His major works include: the marble statue of Our Lady of New York in St. Patrick's Cathedral; the black marble bird bath in Central Park, New York; three marble reliefs for Queens (New York) College Library; and the facade sculpture for the Hartford (Connecticut) Public Library. In 1947 his The Spirit of Youth, a playground centerpiece, was installed at the James Weldon Johnson Houses in East Harlem.

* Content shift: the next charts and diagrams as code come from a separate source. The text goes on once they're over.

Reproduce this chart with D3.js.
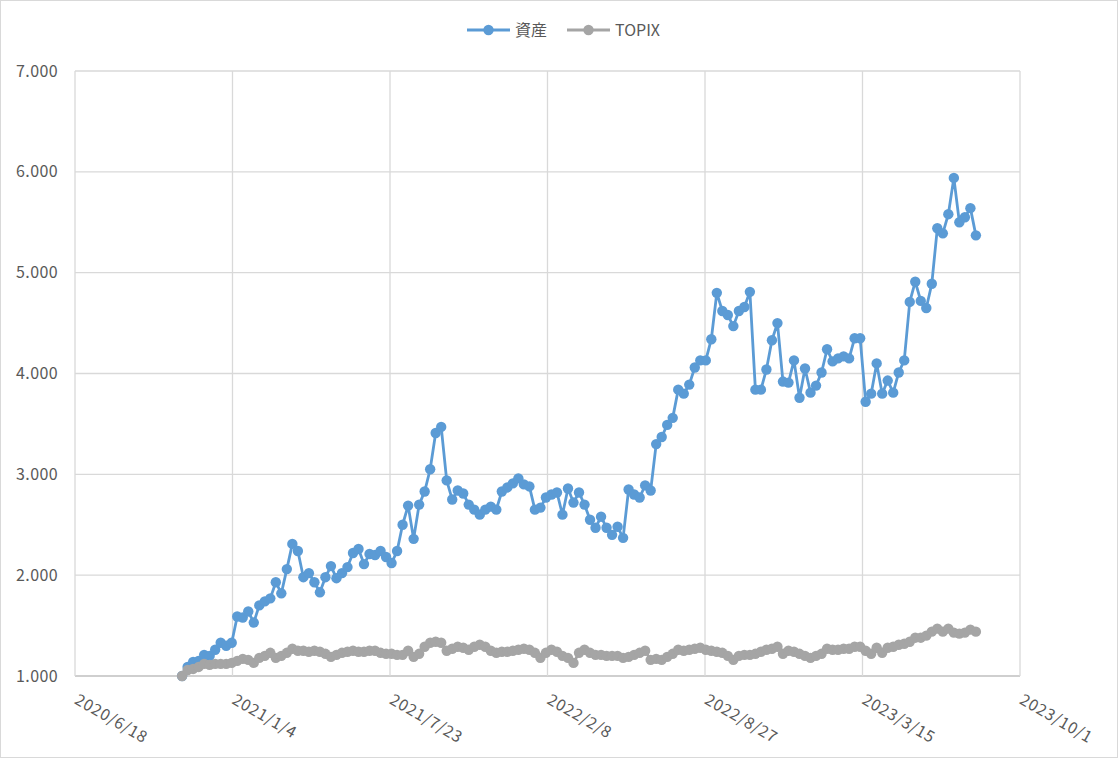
<!DOCTYPE html>
<html><head><meta charset="utf-8">
<script src="https://cdn.jsdelivr.net/npm/d3@7"></script>
<style>
html,body{margin:0;padding:0;background:#fff;}
svg{display:block;}
text{font-family:"Noto Sans CJK JP","Noto Sans",sans-serif;fill:#595959;}
</style></head>
<body>
<svg id="chart" width="1118" height="758"></svg>
<script>
const dates = [
"2020/11/1","2020/11/8","2020/11/15","2020/11/22","2020/11/29","2020/12/6","2020/12/13","2020/12/20","2020/12/27",
"2021/1/3","2021/1/10","2021/1/17","2021/1/24","2021/1/31","2021/2/7","2021/2/14","2021/2/21","2021/2/28","2021/3/7","2021/3/14","2021/3/21","2021/3/28","2021/4/4","2021/4/11","2021/4/18","2021/4/25","2021/5/2","2021/5/9","2021/5/16","2021/5/23","2021/5/30","2021/6/6","2021/6/13","2021/6/20","2021/6/27","2021/7/4","2021/7/11","2021/7/18","2021/7/25","2021/8/1","2021/8/8","2021/8/15","2021/8/22","2021/8/29","2021/9/5","2021/9/12","2021/9/19","2021/9/26","2021/10/3","2021/10/10","2021/10/17","2021/10/24","2021/10/31","2021/11/7","2021/11/14","2021/11/21","2021/11/28","2021/12/5","2021/12/12","2021/12/19","2021/12/26",
"2022/1/2","2022/1/9","2022/1/16","2022/1/23","2022/1/30","2022/2/6","2022/2/13","2022/2/20","2022/2/27","2022/3/6","2022/3/13","2022/3/20","2022/3/27","2022/4/3","2022/4/10","2022/4/17","2022/4/24","2022/5/1","2022/5/8","2022/5/15","2022/5/22","2022/5/29","2022/6/5","2022/6/12","2022/6/19","2022/6/26","2022/7/3","2022/7/10","2022/7/17","2022/7/24","2022/7/31","2022/8/7","2022/8/14","2022/8/21","2022/8/28","2022/9/4","2022/9/11","2022/9/18","2022/9/25","2022/10/2","2022/10/9","2022/10/16","2022/10/23","2022/10/30","2022/11/6","2022/11/13","2022/11/20","2022/11/27","2022/12/4","2022/12/11","2022/12/18","2022/12/25",
"2023/1/1","2023/1/8","2023/1/15","2023/1/22","2023/1/29","2023/2/5","2023/2/12","2023/2/19","2023/2/26","2023/3/5","2023/3/12","2023/3/19","2023/3/26","2023/4/2","2023/4/9","2023/4/16","2023/4/23","2023/4/30","2023/5/7","2023/5/14","2023/5/21","2023/5/28","2023/6/4","2023/6/11","2023/6/18","2023/6/25","2023/7/2","2023/7/9","2023/7/16","2023/7/23","2023/7/30","2023/8/6"
];

const assets = [
1.00,1.09,1.14,1.15,1.21,1.20,1.26,1.33,1.30,1.33,
1.59,1.58,1.64,1.53,1.70,1.74,1.77,1.93,1.82,2.06,
2.31,2.24,1.98,2.02,1.93,1.83,1.98,2.09,1.97,2.02,
2.08,2.22,2.26,2.11,2.21,2.20,2.24,2.18,2.12,2.24,
2.50,2.69,2.36,2.70,2.83,3.05,3.41,3.47,2.94,2.75,
2.84,2.81,2.70,2.65,2.60,2.65,2.68,2.65,2.83,2.87,
2.91,2.96,2.90,2.88,2.65,2.67,2.77,2.80,2.82,2.60,
2.86,2.72,2.82,2.70,2.55,2.47,2.58,2.47,2.40,2.48,
2.37,2.85,2.80,2.77,2.89,2.84,3.30,3.37,3.49,3.56,
3.84,3.80,3.89,4.06,4.13,4.13,4.34,4.80,4.62,4.58,
4.47,4.62,4.66,4.81,3.84,3.84,4.04,4.33,4.50,3.92,
3.91,4.13,3.76,4.05,3.81,3.88,4.01,4.24,4.12,4.15,
4.17,4.15,4.35,4.35,3.72,3.80,4.10,3.80,3.93,3.81,
4.01,4.13,4.71,4.91,4.72,4.65,4.89,5.44,5.39,5.58,
5.94,5.50,5.55,5.64,5.37
];

const topix = [
1.00,1.06,1.07,1.09,1.12,1.11,1.12,1.12,1.12,1.13,
1.15,1.17,1.16,1.13,1.18,1.20,1.23,1.18,1.20,1.23,
1.27,1.25,1.25,1.24,1.25,1.24,1.22,1.19,1.21,1.23,
1.24,1.25,1.24,1.24,1.25,1.25,1.23,1.22,1.22,1.21,
1.21,1.25,1.19,1.22,1.29,1.33,1.34,1.33,1.25,1.27,
1.29,1.28,1.26,1.29,1.31,1.29,1.25,1.23,1.24,1.24,
1.25,1.26,1.27,1.26,1.23,1.18,1.23,1.26,1.24,1.20,
1.18,1.13,1.23,1.26,1.23,1.21,1.21,1.20,1.20,1.20,
1.18,1.19,1.21,1.23,1.25,1.16,1.17,1.16,1.19,1.22,
1.26,1.25,1.26,1.27,1.28,1.26,1.25,1.24,1.23,1.20,
1.16,1.20,1.21,1.21,1.22,1.24,1.26,1.27,1.29,1.22,
1.25,1.24,1.22,1.20,1.18,1.20,1.22,1.27,1.26,1.26,
1.27,1.27,1.29,1.29,1.25,1.22,1.28,1.23,1.28,1.29,
1.31,1.32,1.34,1.38,1.38,1.40,1.44,1.47,1.44,1.47,
1.43,1.42,1.43,1.46,1.44
];

const xTickLabels = ["2020/6/18","2021/1/4","2021/7/23","2022/2/8","2022/8/27","2023/3/15","2023/10/1"];
const yTicks = [1,2,3,4,5,6,7];
const seriesNames = ["資産","TOPIX"];
const colors = ["#5B9BD5","#A5A5A5"];

const parse = d3.timeParse("%Y/%m/%d");
const W = 1118, H = 758;
const m = {left:75, right:98, top:71, bottom:82};
const svg = d3.select("#chart");
const FONT = '"Noto Sans CJK JP","Noto Sans",sans-serif';

svg.append("rect").attr("x",0.5).attr("y",0.5).attr("width",W-1).attr("height",H-1)
  .attr("fill","#fff").attr("stroke","#d9d9d9");

const tickDates = xTickLabels.map(parse);
const x = d3.scaleTime().domain([tickDates[0], tickDates[tickDates.length-1]]).range([m.left, W-m.right]);
const y = d3.scaleLinear().domain([1,7]).range([H-m.bottom, m.top]);

// horizontal grid
svg.append("g").selectAll("line").data(yTicks).join("line")
  .attr("x1",m.left).attr("x2",W-m.right)
  .attr("y1",d=>y(d)).attr("y2",d=>y(d))
  .attr("stroke",d=>d===1?"#bfbfbf":"#d9d9d9").attr("stroke-width",1.3);
// vertical grid
svg.append("g").selectAll("line").data(tickDates).join("line")
  .attr("x1",d=>x(d)).attr("x2",d=>x(d))
  .attr("y1",m.top).attr("y2",H-m.bottom)
  .attr("stroke","#d9d9d9").attr("stroke-width",1.3);

// y labels
const yAxis = d3.axisLeft(y).tickValues(yTicks).tickSize(0).tickPadding(17).tickFormat(d=>d3.format(".3f")(d));
const gy = svg.append("g").attr("transform",`translate(${m.left},0)`).call(yAxis);
gy.select(".domain").remove();
gy.selectAll("text").style("font-size","16px").style("letter-spacing","0.4px").attr("fill","#595959").style("font-family",FONT);

// x labels
const xAxis = d3.axisBottom(x).tickValues(tickDates).tickSize(0).tickFormat((d,i)=>xTickLabels[i]);
const gx = svg.append("g").attr("transform",`translate(0,${H-m.bottom})`).call(xAxis);
gx.select(".domain").remove();
gx.selectAll("text").style("font-size","16px").style("letter-spacing","0.7px").attr("fill","#595959").style("font-family",FONT)
  .attr("text-anchor","start").attr("dy",null).attr("y",null)
  .attr("transform","translate(-2,27) rotate(30)");

const seriesData = [assets, topix];
seriesData.forEach((vals,si)=>{
  const pts = vals.map((v,i)=>({d:parse(dates[i]), v}));
  const line = d3.line().x(p=>x(p.d)).y(p=>y(p.v));
  const g = svg.append("g");
  g.append("path").datum(pts).attr("d",line).attr("fill","none")
    .attr("stroke",colors[si]).attr("stroke-width",2.8).attr("stroke-linejoin","round");
  g.selectAll("circle").data(pts).join("circle")
    .attr("cx",p=>x(p.d)).attr("cy",p=>y(p.v)).attr("r",5.2).attr("fill",colors[si]);
});

// legend
const legend = svg.append("g");
const legItems = [{x:467, name:seriesNames[0], c:colors[0]},{x:567, name:seriesNames[1], c:colors[1]}];
legItems.forEach(it=>{
  legend.append("line").attr("x1",it.x).attr("x2",it.x+43).attr("y1",30).attr("y2",30)
    .attr("stroke",it.c).attr("stroke-width",2.8);
  legend.append("circle").attr("cx",it.x+21.5).attr("cy",30).attr("r",5.2).attr("fill",it.c);
  legend.append("text").attr("x",it.x+48).attr("y",30).attr("dy","0.35em")
    .style("font-size","16px").text(it.name);
});
</script>
</body></html>
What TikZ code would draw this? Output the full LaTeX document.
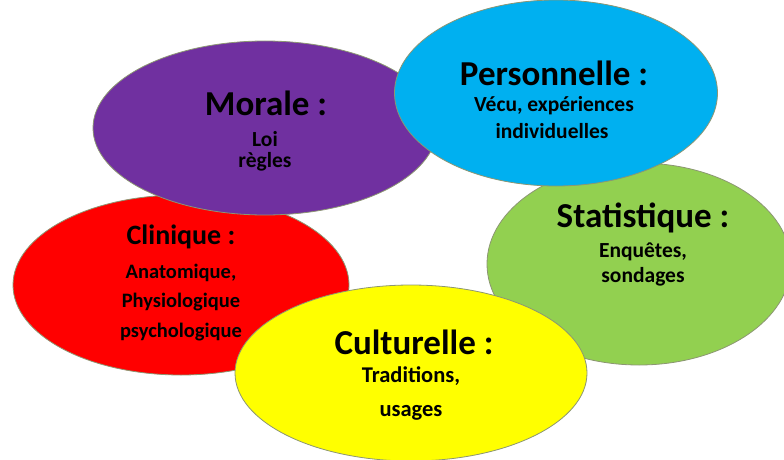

Among Maldarelli's awards and honors were: first prize, Fairmount Park Art Association, Philadelphia, 1929; Guggenheim Fellowships, 193l and 1943; American Academy of Arts and Letters medal, 1948; George D. Widener Memorial Gold Medal, 195l; Garden Sculpture Prize, Pennsylvania Academy of the Fine Arts, Philadelphia, 1953; New York Architectural League silver medals for sculpture, 1954 and 1956. He served as a trustee of the American Academy in Rome, and on the advisory commission of the Guggenheim Memorial Foundation.
Maldarelli taught at Cooper Union, Sarah Lawrence College, and at Columbia University from 1937 to 1961. He made his residence in New York's Greenwich Village, and maintained a summer home and studio in Townsend, Vermont. A memorial exhibition of his work was held at the Rosenberg Gallery, New York, in 1963.